As example for a "non-null" chardev, here's one wrapping a Unix domain
socket:

    $ qemu-system-aarch64 -S -display none -monitor stdio -machine virt -serial unix:./serial-socket,server,wait=off
    QEMU 3.1.50 monitor - type 'help' for more information
    (qemu) info chardev 
    parallel0: filename=vc
    serial0: filename=disconnected:unix:./serial-socket,server
    compat_monitor0: filename=stdio
    (qemu) info qtree
    [...]
      dev: pl011, id ""
        gpio-out "sysbus-irq" 1
        chardev = "serial0"
        mmio ffffffffffffffff/0000000000001000
    [...]

You can have any number of -serial:

    $ qemu-system-aarch64 -S -display none -monitor stdio -machine virt -serial null -serial unix:./serial-socket,server,wait=off
    (qemu) info chardev
    parallel0: filename=vc
    serial0: filename=null
    compat_monitor0: filename=stdio
    serial1: filename=disconnected:unix:./serial-socket,server

This board silently ignores all but the first.  Except with -machine
virt,secure, it ignores all but the first two:

    $ qemu-system-aarch64 -S -display none -monitor stdio -machine virt,secure -serial null -serial unix:./serial-socket,server,wait=off
    QEMU 3.1.50 monitor - type 'help' for more information
    (qemu) info chardev
    parallel0: filename=vc
    serial0: filename=null
    compat_monitor0: filename=stdio
    serial1: filename=disconnected:unix:./serial-socket,server
    (qemu) info qtree
    [...]
      dev: pl011, id ""
        gpio-out "sysbus-irq" 1
        chardev = "serial1"
        mmio ffffffffffffffff/0000000000001000
      dev: pl011, id ""
        gpio-out "sysbus-irq" 1
        chardev = "serial0"
        mmio ffffffffffffffff/0000000000001000
    [...]

Nothing stops boards from rejecting extra -serial instead.  Perhaps
there's even one that does.

For -drive, we have generic code to detect and reject drives ignored by
the board.

Again, -serial none is not to be confused with -serial null:

    $ qemu-system-aarch64 -S -display none -monitor stdio -machine virt,secure -serial none -serial unix:./serial-socket,server,wait=off
    QEMU 3.1.50 monitor - type 'help' for more information
    (qemu) info chardev
    parallel0: filename=vc
    serial0: filename=disconnected:unix:./serial-socket,server
    compat_monitor0: filename=stdio
    (qemu) info qtree
    [...]
      dev: pl011, id ""
        gpio-out "sysbus-irq" 1
        chardev = ""
        mmio ffffffffffffffff/0000000000001000
      dev: pl011, id ""
        gpio-out "sysbus-irq" 1
        chardev = "serial0"
        mmio ffffffffffffffff/0000000000001000
    [...]

Unlike -serial null, -serial none has no effect here.  Lovely, isn't it?
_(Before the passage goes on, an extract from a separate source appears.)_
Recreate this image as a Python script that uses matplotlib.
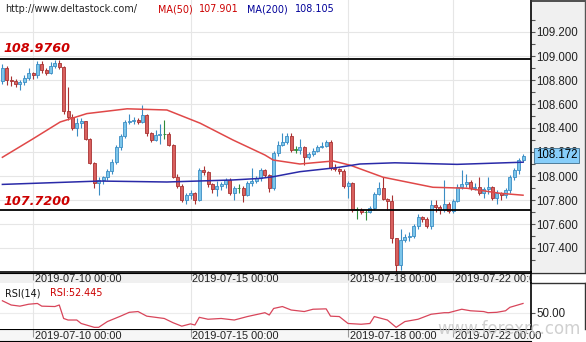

Note that -serial lets you control just *one* property of the pl011
device model: its backend.  I figure that's quite okay for pl011, but it
can be a problem in other cases.  One such case we saw in the memo that
started this thread: we need to control cfi.pflash01 property "secure",
but -drive if=pflash doesn't let us.  We work around that embarrassment
with

    -global driver=cfi.pflash01,property=secure,value=on

Affects *all* such devices, but fortunately we have at most two, and the
one we don't want to affect happens to ignore the property value.

For block devices, there's an additional issue: our ad hoc board
configuration mechanism (-drive) ties us to the legacy block backend
configuration mechanism (also -drive), with all its legacy baggage.
There is no way to use the modern mechanism (-blockdev) with onboard
devices.

Observe:

* Board configuration is totally different from our common device
  configuration mechanism.

* Each class of onboard device has its own ad hoc board configuration
  option (plus sugared forms in some cases).

* Each ad hoc board configuration option provides only selected
  properties common to all devices of this class.  Many device
  properties remain inaccessible.  Sometimes, we can use -global to work
  around, but not in the general case.

* We can't use -blockdev with onboard block devices, because the ad hoc
  board configuration option for block devices is -drive, with all its
  legacy baggage.  This is what made me write the memo that started this
  thread.

* Ad hoc configuration consistency checking is somewhat haphazard.
  Plenty of nonsense gets silently ignored.

>                                          And then the board
> code needs to do something for "if the user didn't create this
> then we need to do it", because the flash device should exist
> in the model whether the user cared about its contents or not.

True for mandatory onboard devices.  However, this flash device is *not*
mandatory.

If you ask for one flash device, you get OVMF firmware, and the image
you provide must be a unified build.

If you ask for two, you also get OVMF firmware, and the images you
provide must be a split build, unit 0 code, unit 1 data.

If you ask for more than two, you get an error.

If you ask for none, you get a traditional BIOS.

If you ask for both OVMF (with -drive if=pflash) and BIOS (with -bios),
you silently get OVMF.

If that makes you go "boy, this sucks", then I go "right you are."

Back to the issue that made me go down this rabbit hole: libvirt wants
to use -blockdev rather than -drive to configure their backends.

I tried to find a solution that doesn't involve redoing board
configuration from the ground up.  For better or worse, these devices
are optional.  So plug them with -device, and see what explodes.  Turns
out nor all that much, but still enough to make me post a lengthy memo.

You pointed out that using -device is "a mess because then the user has
to know the right base address".  You have a point.  But being stuck
with legacy -drive is also a mess.

For libvirt, plumbing the base address from the firmware's descriptor to
QEMU would be the lesser mess (for the firmware, providing the base
address there would be no mess at all).

For human users, it's perhaps the greater mess.  They can continue to
use -drive if=pflash.

Perhaps we *should* redo board configuration from the ground up.
Perhaps a board should be a composite object that exposes properties of
its own and its part, just like other composite devices, and so that
"create, set properties, realize" works.  That would extend our common
device configuration mechanism naturally to onboard devices.

Of course, "we should" doesn't imply "I could".

> Dynamic sysbus is something I'd rather we did less of, not more
> of. It's there because it solves an annoying problem (people
> want to do device passthrough of hardware that's not on a nice
> pluggable probeable bus), but it's really awkward.

>>From 10,000ft, dynamic sysbus is no more awkward than other pluggable
devices: you (cold-)plug a device model by specifying a bunch of
properties.

[...]